Diplomatic efforts to resolve the crisis have continued, but fears are mounting amid an ongoing buildup that has placed more than 100,000 Russian troops on Ukraine’s borders.
Menendez appeared together with the ranking Republican on the Foreign Relations committee, Senator James Risch, in an apparent show of bipartisan determination.
Risch said a bipartisan coalition of senators had been making a “24-hour-a-day” effort to complete a sanctions bill that could persuade Putin that an invasion would carry extraordinarily high costs.
“It’s going to be extremely painful,” Risch said.

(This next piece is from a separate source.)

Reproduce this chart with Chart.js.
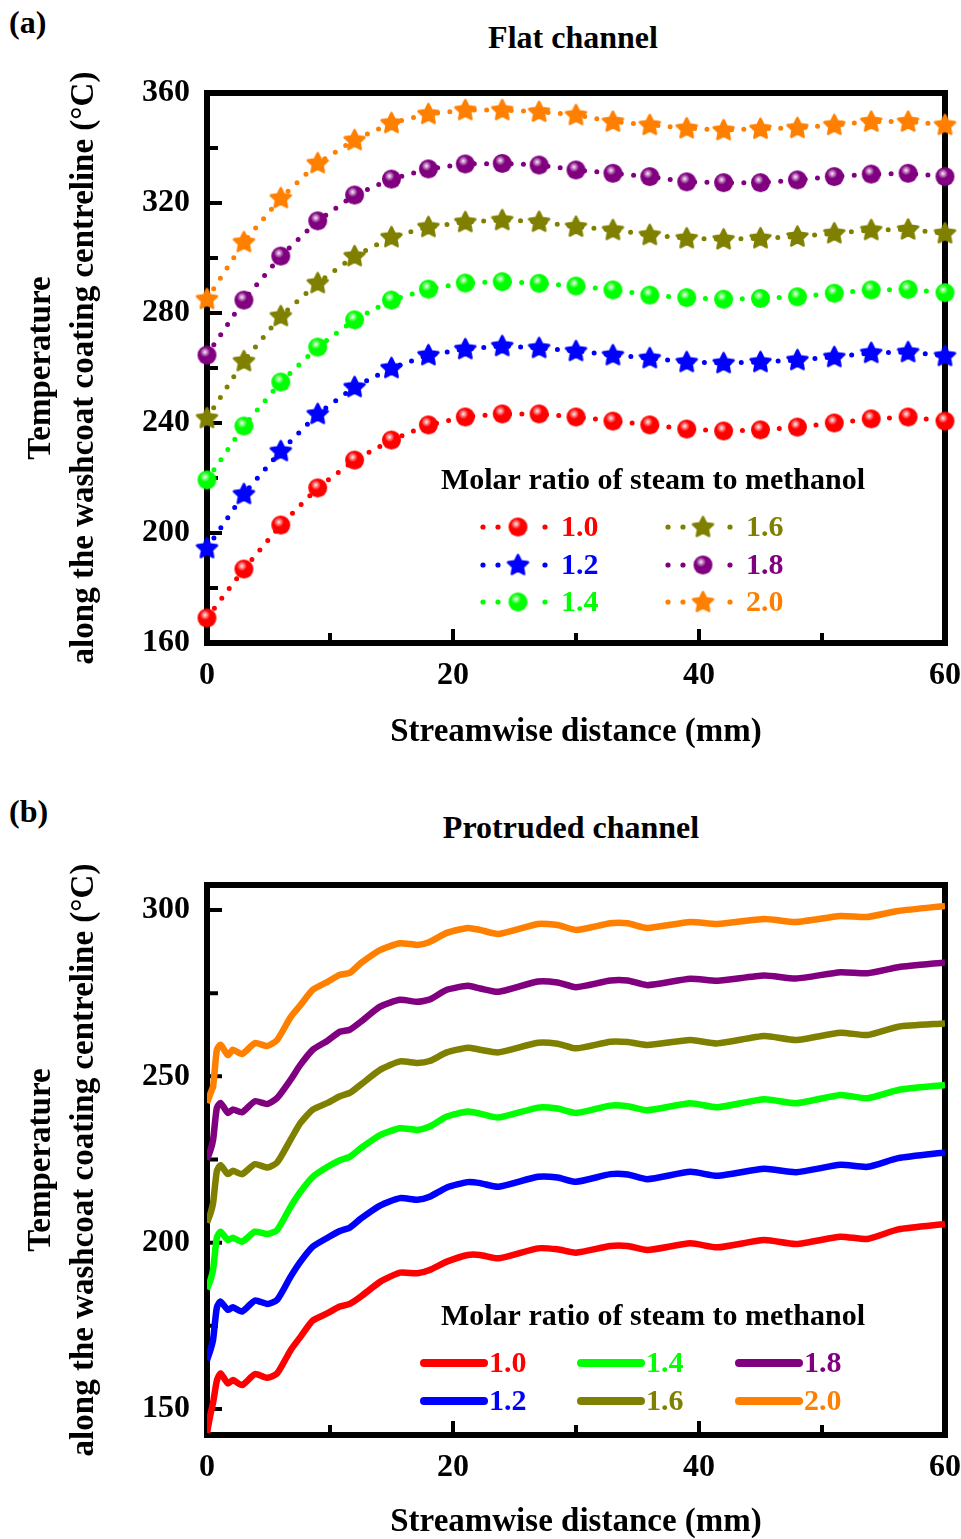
<!DOCTYPE html>
<html>
<head>
<meta charset="utf-8">
<script src="https://cdn.jsdelivr.net/npm/chart.js@4.4.1/dist/chart.umd.min.js"></script>
<style>
  body { margin: 0; background: #fff; width: 961px; height: 1539px; position: relative; overflow: hidden; }
  .lbl { position: absolute; font: bold 32px "Liberation Serif", "Times New Roman", serif; line-height: 32px; color: #000; white-space: nowrap; }
  .ttl { transform: translateX(-50%); }
  #wrapA { position: absolute; left: 0; top: 0; width: 961px; height: 770px; }
  #wrapB { position: absolute; left: 0; top: 770px; width: 961px; height: 769px; }
</style>
</head>
<body>
<div class="lbl" style="left:9px;top:6px">(a)</div>
<div class="lbl ttl" style="left:573px;top:21px">Flat channel</div>
<div class="lbl" style="left:9px;top:795px">(b)</div>
<div class="lbl ttl" style="left:571px;top:811px">Protruded channel</div>
<div id="wrapA"><canvas id="flatChart" width="961" height="770"></canvas></div>
<div id="wrapB"><canvas id="protChart" width="961" height="769"></canvas></div>
<script>
// series names and colours
const ratios = ["1.0", "1.2", "1.4", "1.6", "1.8", "2.0"];
const colors = ["#ff0000", "#0000ff", "#00ff00", "#808000", "#800080", "#ff8000"];

// (a) flat channel, markers every 3 mm
const xFlat = [0, 3, 6, 9, 12, 15, 18, 21, 24, 27, 30, 33, 36, 39, 42, 45, 48, 51, 54, 57, 60];
const flat10 = [169.1, 186.9, 202.9, 216.4, 226.5, 233.8, 239.3, 242.2, 243.3, 243.3, 242.2, 240.7, 239.3, 237.8, 237.1, 237.5, 238.5, 240.0, 241.5, 242.2, 240.7];
const flat12 = [194.5, 214.2, 229.8, 243.3, 253.1, 260.0, 264.7, 266.9, 268.0, 267.3, 266.2, 264.7, 263.6, 262.2, 261.8, 262.2, 262.9, 264.0, 265.5, 265.8, 264.4];
const flat14 = [219.3, 238.9, 254.9, 267.6, 277.5, 284.7, 288.7, 290.9, 291.4, 290.8, 289.8, 288.4, 286.5, 285.6, 285.0, 285.3, 285.9, 287.2, 288.4, 288.6, 287.4];
const flat16 = [241.8, 262.5, 278.9, 290.9, 300.7, 307.6, 311.3, 313.1, 313.8, 313.2, 311.4, 310.2, 308.4, 307.2, 306.8, 307.2, 307.8, 309.0, 310.2, 310.4, 309.0];
const flat18 = [264.7, 284.7, 300.7, 313.5, 322.9, 328.7, 332.4, 334.2, 334.4, 333.8, 332.0, 330.8, 329.6, 327.7, 327.4, 327.4, 328.4, 329.6, 330.5, 330.8, 329.6];
const flat20 = [285.1, 305.8, 321.8, 334.5, 342.9, 349.1, 352.4, 353.8, 353.8, 353.2, 352.0, 349.6, 348.4, 347.2, 346.5, 347.0, 347.3, 348.4, 349.6, 349.6, 348.4];

// (b) protruded channel
const xProt = [0, 0.3, 0.5, 0.8, 1.1, 1.7, 2.1, 2.85, 3.9, 4.9, 5.7, 6.8, 7.6, 8.6, 9.8, 10.8, 11.6, 12.5, 14.1, 15.7, 17.1, 18.1, 19.5, 21.2, 22.2, 23.7, 26.9, 28.5, 30, 32.8, 34.2, 35.8, 39.3, 41.5, 45.3, 47.9, 51.5, 53.7, 56.2, 60];
const prot10 = [142.8, 148.8, 152.0, 158.5, 160.7, 157.7, 158.7, 157.2, 160.5, 159.4, 160.7, 167.7, 171.7, 176.6, 178.8, 180.8, 181.6, 183.8, 188.3, 191.0, 190.8, 191.8, 194.3, 196.3, 196.3, 195.3, 198.3, 198.0, 197.0, 199.0, 199.0, 197.8, 199.8, 198.6, 200.8, 199.6, 201.8, 201.1, 204.0, 205.6];
const prot12 = [164.7, 168.0, 171.0, 180.5, 182.3, 179.8, 180.6, 179.3, 182.6, 181.6, 182.8, 189.8, 194.3, 198.8, 201.5, 203.5, 204.5, 207.2, 211.2, 213.4, 212.9, 213.8, 216.6, 218.2, 217.9, 216.8, 219.8, 219.6, 218.3, 220.6, 220.5, 219.1, 221.3, 220.1, 222.2, 221.2, 223.4, 222.8, 225.4, 227.1];
const prot14 = [186.0, 189.0, 192.0, 201.5, 203.3, 200.8, 201.5, 200.3, 203.3, 202.6, 203.8, 210.8, 215.3, 219.8, 222.8, 224.8, 225.8, 228.4, 232.4, 234.4, 233.9, 234.9, 237.9, 239.4, 238.8, 237.6, 240.6, 240.3, 239.0, 241.2, 241.0, 239.8, 241.9, 240.7, 243.1, 241.9, 244.4, 243.4, 245.9, 247.4];
const prot16 = [206.0, 209.0, 212.0, 221.5, 223.3, 220.6, 221.6, 220.6, 223.6, 222.6, 224.1, 231.0, 236.0, 240.0, 242.0, 244.0, 245.0, 247.5, 252.0, 254.5, 254.0, 254.6, 257.2, 258.6, 258.0, 257.2, 260.1, 259.8, 258.4, 260.4, 260.3, 259.4, 260.9, 259.9, 262.1, 260.9, 263.1, 262.4, 264.9, 265.9];
const prot18 = [225.0, 228.0, 231.0, 240.5, 242.0, 239.0, 240.0, 239.2, 242.5, 241.7, 243.5, 249.0, 253.5, 258.0, 260.7, 263.4, 264.0, 266.4, 271.0, 273.0, 272.4, 273.1, 276.0, 277.2, 276.4, 275.4, 278.5, 278.2, 276.8, 278.8, 278.8, 277.4, 279.3, 278.7, 280.3, 279.4, 281.3, 281.0, 282.8, 284.2];
const prot20 = [242.0, 245.0, 247.0, 258.0, 259.5, 256.4, 258.0, 256.7, 260.0, 259.1, 260.9, 267.8, 271.4, 276.0, 278.4, 280.5, 281.1, 284.0, 288.0, 290.0, 289.5, 290.4, 293.1, 294.6, 294.0, 292.8, 295.8, 295.5, 294.0, 296.0, 296.0, 294.6, 296.4, 295.8, 297.3, 296.4, 298.2, 297.9, 299.7, 301.2];

// tick values
const xMajor = [0, 20, 40, 60];
const xMinor = [10, 30, 50];
const yMajorA = [160, 200, 240, 280, 320, 360];
const yMinorA = [180, 220, 260, 300, 340];
const yMajorB = [150, 200, 250, 300];
const yMinorB = [175, 225, 275];

const FONT = '"Liberation Serif", "Times New Roman", serif';

// marker images
function sphere(color) {
    const c = document.createElement("canvas");
    c.width = c.height = 21;
    const g = c.getContext("2d");
    g.fillStyle = color;
    g.beginPath(); g.arc(10.5, 10.5, 9.5, 0, 2 * Math.PI); g.fill();
    const gr = g.createRadialGradient(8.5, 7.5, 0, 8.5, 7.5, 5);
    gr.addColorStop(0, "rgba(255,255,255,0.95)");
    gr.addColorStop(1, "rgba(255,255,255,0)");
    g.fillStyle = gr;
    g.beginPath(); g.arc(10.5, 10.5, 9.5, 0, 2 * Math.PI); g.fill();
    return c;
}
function star(color) {
    const c = document.createElement("canvas");
    c.width = c.height = 25;
    const g = c.getContext("2d");
    g.fillStyle = color; g.strokeStyle = color;
    g.lineWidth = 2.5; g.lineJoin = "round";
    g.beginPath();
    for (let k = 0; k < 10; k++) {
        const r = k % 2 === 0 ? 10.5 : 5.2;
        const a = -Math.PI / 2 + k * Math.PI / 5;
        const px = 12.5 + r * Math.cos(a), py = 13 + r * Math.sin(a);
        k === 0 ? g.moveTo(px, py) : g.lineTo(px, py);
    }
    g.closePath(); g.fill(); g.stroke();
    return c;
}

// frame + inward ticks, drawn under the data
const frameTicks = {
    id: "frameTicks",
    beforeDatasetsDraw(chart, args, o) {
        const { ctx, chartArea: a, scales: { x, y } } = chart;
        ctx.save();
        ctx.strokeStyle = "#000";
        ctx.lineWidth = 4;
        ctx.beginPath();
        o.xMajor.forEach(v => { const p = x.getPixelForValue(v); ctx.moveTo(p, a.bottom); ctx.lineTo(p, a.bottom - 14); });
        o.xMinor.forEach(v => { const p = x.getPixelForValue(v); ctx.moveTo(p, a.bottom); ctx.lineTo(p, a.bottom - 10); });
        o.yMajor.forEach(v => { const p = y.getPixelForValue(v); ctx.moveTo(a.left, p); ctx.lineTo(a.left + 15, p); });
        o.yMinor.forEach(v => { const p = y.getPixelForValue(v); ctx.moveTo(a.left, p); ctx.lineTo(a.left + 11, p); });
        ctx.stroke();
        ctx.lineWidth = 6;
        ctx.strokeRect(a.left, a.top, a.right - a.left, a.bottom - a.top);
        ctx.restore();
    }
};

// legend inside the plot
const legendBox = {
    id: "legendBox",
    afterDatasetsDraw(chart, args, o) {
        const ctx = chart.ctx;
        ctx.save();
        ctx.font = "bold 30px " + FONT;
        ctx.fillStyle = "#000";
        ctx.textAlign = "center";
        ctx.textBaseline = "middle";
        ctx.fillText(o.title, o.titleX, o.titleY);
        ctx.textAlign = "left";
        chart.data.datasets.forEach((ds, i) => {
            const x = o.colX[Math.floor(i / o.perCol)];
            const y = o.rowY[i % o.perCol];
            ctx.fillStyle = ds.borderColor;
            if (o.dotted) {
                [2, 17, 64].forEach(dx => { ctx.beginPath(); ctx.arc(x + dx, y, 2.6, 0, 2 * Math.PI); ctx.fill(); });
                const img = ds.pointStyle;
                ctx.drawImage(img, x + 37 - img.width / 2, y - img.height / 2);
                ctx.fillText(ds.label, x + 80, y + 1);
            } else {
                ctx.strokeStyle = ds.borderColor;
                ctx.lineWidth = 8;
                ctx.lineCap = "round";
                ctx.beginPath(); ctx.moveTo(x + 4, y); ctx.lineTo(x + 64, y); ctx.stroke();
                ctx.fillText(ds.label, x + 69, y + 1);
            }
        });
        ctx.restore();
    }
};

function setTicks(list) {
    return scale => { scale.ticks = list.map(v => ({ value: v })); };
}

function axes(yMin, yMax, yMajor, xHeight, xPadBottom) {
    return {
        x: {
            type: "linear", min: 0, max: 60,
            afterBuildTicks: setTicks(xMajor),
            afterFit: s => { s.height = xHeight; s.paddingLeft = 0; s.paddingRight = 0; },
            grid: { display: false, drawTicks: false },
            border: { display: false },
            ticks: { color: "#000", padding: 14, font: { family: FONT, size: 32, weight: "bold" } },
            title: {
                display: true, text: "Streamwise distance (mm)", color: "#000",
                padding: { top: 0, bottom: xPadBottom },
                font: { family: FONT, size: 33, weight: "bold", lineHeight: 1 }
            }
        },
        y: {
            type: "linear", min: yMin, max: yMax,
            afterBuildTicks: setTicks(yMajor),
            afterFit: s => { s.width = 207; s.paddingTop = 0; s.paddingBottom = 0; },
            grid: { display: false, drawTicks: false },
            border: { display: false },
            ticks: { color: "#000", padding: 17, font: { family: FONT, size: 32, weight: "bold" } },
            title: {
                display: true, color: "#000",
                text: ["Temperature", "along the washcoat coating centreline (\u00B0C)"],
                padding: { top: 20, bottom: 0 },
                font: { family: FONT, size: 33, weight: "bold", lineHeight: 1.31 }
            }
        }
    };
}

// (a)
const flatSeries = [flat10, flat12, flat14, flat16, flat18, flat20];
new Chart(document.getElementById("flatChart"), {
    type: "line",
    data: {
        labels: xFlat,
        datasets: flatSeries.map((s, i) => ({
            label: ratios[i],
            data: s.map((v, k) => ({ x: xFlat[k], y: v })),
            borderColor: colors[i],
            backgroundColor: colors[i],
            borderWidth: 5,
            borderDash: [0, 12.3],
            borderCapStyle: "round",
            pointStyle: i % 2 === 0 ? sphere(colors[i]) : star(colors[i]),
            clip: false,
            tension: 0
        }))
    },
    options: {
        responsive: false,
        animation: false,
        layout: { padding: { top: 93, right: 16, left: 0, bottom: 0 } },
        scales: axes(160, 360, yMajorA, 127, 21),
        plugins: {
            legend: { display: false },
            tooltip: { enabled: false },
            frameTicks: { xMajor, xMinor, yMajor: yMajorA, yMinor: yMinorA },
            legendBox: {
                title: "Molar ratio of steam to methanol", titleX: 653, titleY: 481,
                colX: [481, 666], rowY: [527, 565, 602], perCol: 3, dotted: true
            }
        }
    },
    plugins: [frameTicks, legendBox]
});

// (b)
const protSeries = [prot10, prot12, prot14, prot16, prot18, prot20];
new Chart(document.getElementById("protChart"), {
    type: "line",
    data: {
        labels: xProt,
        datasets: protSeries.map((s, i) => ({
            label: ratios[i],
            data: s.map((v, k) => ({ x: xProt[k], y: v })),
            borderColor: colors[i],
            backgroundColor: colors[i],
            borderWidth: 6.5,
            borderJoinStyle: "round",
            pointRadius: 0,
            tension: 0.2
        }))
    },
    options: {
        responsive: false,
        animation: false,
        layout: { padding: { top: 115, right: 16, left: 0, bottom: 0 } },
        scales: axes(142.2, 307.5, yMajorB, 104, 0),
        plugins: {
            legend: { display: false },
            tooltip: { enabled: false },
            frameTicks: { xMajor, xMinor, yMajor: yMajorB, yMinor: yMinorB },
            legendBox: {
                title: "Molar ratio of steam to methanol", titleX: 653, titleY: 547,
                colX: [420, 577, 735], rowY: [593, 631], perCol: 2, dotted: false
            }
        }
    },
    plugins: [frameTicks, legendBox]
});
</script>
</body>
</html>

“This is not the same as Crimea,” when Russian troops invaded and annexed Ukraine’s Crimea peninsula in 2014, he added. “There is substantially, substantially more worldwide opposition.”
He warned that no one should take the sanctions threat lightly, saying that because of Russia’s heavy involvement in the energy sector, an invasion of Ukraine would ultimately “have a devastating effect on the economy around the world when it comes to the price of gasoline.”
Despite the show of comity between Menendez and Risch, there has been debate on the timing of a sanctions package, with some Republicans saying it should take force now, while some Democrats want to hold the threat in abeyance.
“There are some sanctions that really could take place up front because of what Russia has already done: cyber attacks on Ukraine, false flag operations, the efforts to undermine the Ukrainian government internally,” Menendez said.
But, he added, “the devastating sanctions that ultimately would crush Russia would come later on when he invades.”
As talks aimed at defusing the crisis continued in several capitals, the US ambassador to the UN emphasised on January 30 that a diplomatic solution is still possible.
In talks with all parties, said Ambassador Linda Thomas-Greenfield, “we have made clear that we’re prepared to address our concerns, Ukrainian concerns and Russian concerns at the diplomatic table. But it cannot be done on the battlefield.”
She was echoing a message sent two days earlier by US Defence Secretary Lloyd Austin.
“Conflict is not inevitable,” he said. “There is still time and space for diplomacy. Mr Putin can do the right thing.”